The author has conveniently ignored the moral hazard issue. It is the basic duty of the government to provide good quality power AND water to the people. While water, capable of being stored, can be supplied for shorter durations, power, which cannot be stored, has to be supplied 24/7. To ask anyone to pay a premium for this is to incentivize incompetence and failure. For the last 60 years and more, the Ministry of Power at the Centre and the Power Departments in the states are guilty of playing politics, giving power away free to large sections of the population and winking at blatant power theft. The author cannot be aware that total T&D losses in the Power sector are more than 35%. If these are brought down to international levels of below 12%, there may be no need for us to build too many power plants at all. The author should also realize that cess is a highly regressive form of taxation.
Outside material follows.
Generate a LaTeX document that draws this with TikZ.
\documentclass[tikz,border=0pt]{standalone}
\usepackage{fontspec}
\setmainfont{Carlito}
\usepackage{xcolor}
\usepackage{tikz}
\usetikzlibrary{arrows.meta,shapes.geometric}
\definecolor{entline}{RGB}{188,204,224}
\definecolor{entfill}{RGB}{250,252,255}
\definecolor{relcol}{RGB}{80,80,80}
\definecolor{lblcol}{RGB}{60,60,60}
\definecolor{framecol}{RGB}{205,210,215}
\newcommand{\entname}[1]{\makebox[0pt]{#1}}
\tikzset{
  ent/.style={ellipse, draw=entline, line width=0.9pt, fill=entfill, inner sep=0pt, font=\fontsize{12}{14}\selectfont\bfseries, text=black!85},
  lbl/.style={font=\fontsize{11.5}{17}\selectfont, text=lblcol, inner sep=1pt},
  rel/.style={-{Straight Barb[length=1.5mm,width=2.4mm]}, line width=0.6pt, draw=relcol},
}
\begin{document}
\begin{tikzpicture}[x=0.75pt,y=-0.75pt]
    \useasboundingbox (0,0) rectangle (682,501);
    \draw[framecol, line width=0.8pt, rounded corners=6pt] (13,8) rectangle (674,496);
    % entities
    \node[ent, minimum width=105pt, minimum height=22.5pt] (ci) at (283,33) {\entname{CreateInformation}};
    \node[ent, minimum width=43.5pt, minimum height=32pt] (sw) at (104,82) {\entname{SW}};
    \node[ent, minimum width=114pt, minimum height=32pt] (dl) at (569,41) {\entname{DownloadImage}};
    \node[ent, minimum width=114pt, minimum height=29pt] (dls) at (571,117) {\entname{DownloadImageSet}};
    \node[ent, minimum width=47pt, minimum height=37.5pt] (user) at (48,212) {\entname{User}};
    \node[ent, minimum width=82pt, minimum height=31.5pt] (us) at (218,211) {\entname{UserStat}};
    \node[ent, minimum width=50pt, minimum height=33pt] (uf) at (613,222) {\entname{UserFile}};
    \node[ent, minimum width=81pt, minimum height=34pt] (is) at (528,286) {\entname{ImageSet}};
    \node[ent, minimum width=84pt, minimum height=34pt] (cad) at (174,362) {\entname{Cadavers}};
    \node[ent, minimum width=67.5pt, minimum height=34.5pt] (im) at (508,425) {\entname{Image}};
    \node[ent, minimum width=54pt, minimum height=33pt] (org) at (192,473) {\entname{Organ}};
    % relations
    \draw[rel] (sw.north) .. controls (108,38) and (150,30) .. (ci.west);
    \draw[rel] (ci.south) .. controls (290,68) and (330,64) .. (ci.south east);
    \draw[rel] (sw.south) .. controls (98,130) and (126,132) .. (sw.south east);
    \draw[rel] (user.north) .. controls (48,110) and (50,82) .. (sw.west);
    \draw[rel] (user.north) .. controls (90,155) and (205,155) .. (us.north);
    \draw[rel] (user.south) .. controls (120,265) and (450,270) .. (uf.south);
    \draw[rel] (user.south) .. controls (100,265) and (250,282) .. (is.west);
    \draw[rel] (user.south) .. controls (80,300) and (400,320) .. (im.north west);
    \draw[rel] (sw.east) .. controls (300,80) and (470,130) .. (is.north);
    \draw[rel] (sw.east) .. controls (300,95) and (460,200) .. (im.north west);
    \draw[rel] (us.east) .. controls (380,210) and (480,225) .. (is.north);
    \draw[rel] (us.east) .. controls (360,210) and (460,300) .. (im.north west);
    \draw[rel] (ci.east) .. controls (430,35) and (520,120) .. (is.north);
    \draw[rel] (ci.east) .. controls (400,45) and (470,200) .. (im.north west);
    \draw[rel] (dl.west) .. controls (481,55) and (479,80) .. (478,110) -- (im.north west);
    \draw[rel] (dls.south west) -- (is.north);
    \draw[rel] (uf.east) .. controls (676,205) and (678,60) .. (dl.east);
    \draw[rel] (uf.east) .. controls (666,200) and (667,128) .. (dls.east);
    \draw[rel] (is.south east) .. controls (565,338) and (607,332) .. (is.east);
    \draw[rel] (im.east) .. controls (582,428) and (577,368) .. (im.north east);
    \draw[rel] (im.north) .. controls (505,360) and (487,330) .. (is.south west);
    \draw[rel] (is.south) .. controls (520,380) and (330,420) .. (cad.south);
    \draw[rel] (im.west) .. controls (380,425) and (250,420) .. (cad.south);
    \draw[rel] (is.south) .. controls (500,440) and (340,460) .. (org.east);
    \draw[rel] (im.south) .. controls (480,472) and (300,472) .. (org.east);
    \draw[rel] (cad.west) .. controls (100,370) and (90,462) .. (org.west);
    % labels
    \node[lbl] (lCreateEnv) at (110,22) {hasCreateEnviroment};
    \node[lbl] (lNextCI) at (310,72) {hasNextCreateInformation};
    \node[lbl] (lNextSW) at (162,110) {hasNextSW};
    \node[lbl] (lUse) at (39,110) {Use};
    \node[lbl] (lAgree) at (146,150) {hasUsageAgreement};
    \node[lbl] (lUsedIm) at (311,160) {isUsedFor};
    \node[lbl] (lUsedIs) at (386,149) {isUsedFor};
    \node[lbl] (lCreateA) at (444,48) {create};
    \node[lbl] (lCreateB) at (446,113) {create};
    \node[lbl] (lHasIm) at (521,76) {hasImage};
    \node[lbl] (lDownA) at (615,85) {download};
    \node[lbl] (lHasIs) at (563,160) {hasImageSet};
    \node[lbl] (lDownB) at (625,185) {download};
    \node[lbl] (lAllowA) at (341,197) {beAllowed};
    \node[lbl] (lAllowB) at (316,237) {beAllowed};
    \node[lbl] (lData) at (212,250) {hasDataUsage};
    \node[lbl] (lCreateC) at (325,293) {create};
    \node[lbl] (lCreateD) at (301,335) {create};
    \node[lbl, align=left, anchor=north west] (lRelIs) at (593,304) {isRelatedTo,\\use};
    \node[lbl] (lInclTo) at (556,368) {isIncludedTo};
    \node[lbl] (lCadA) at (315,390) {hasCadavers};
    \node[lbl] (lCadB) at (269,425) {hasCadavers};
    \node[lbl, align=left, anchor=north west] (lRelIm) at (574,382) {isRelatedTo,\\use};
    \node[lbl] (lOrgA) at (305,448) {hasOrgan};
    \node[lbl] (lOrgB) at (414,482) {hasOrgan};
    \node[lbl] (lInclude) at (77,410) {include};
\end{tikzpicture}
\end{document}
What next...lets pay a cess for potable water, a lesser cess for flushing water, why not one for clean air? This is a slippery slope. Soon, we will find that we are paying all of our income in cesses. The less fortunate are as much deserving of better infrastructure, transport, clean air, water and reliable power. They are perfectly capable of modulating their needs to their economic situation. Business enterprises should stand on their own, and should be able to generate surpluses to reward investors, to invest in expansion and new technology and so on. "Cesses" must cease. It is unfortunate that we seek to penalise consumers as opposed to looking at ways to improve productivity. This is exactly the kind of thinking that has led us to where we are - with bad infrastructure, bad water, unreliable power etc.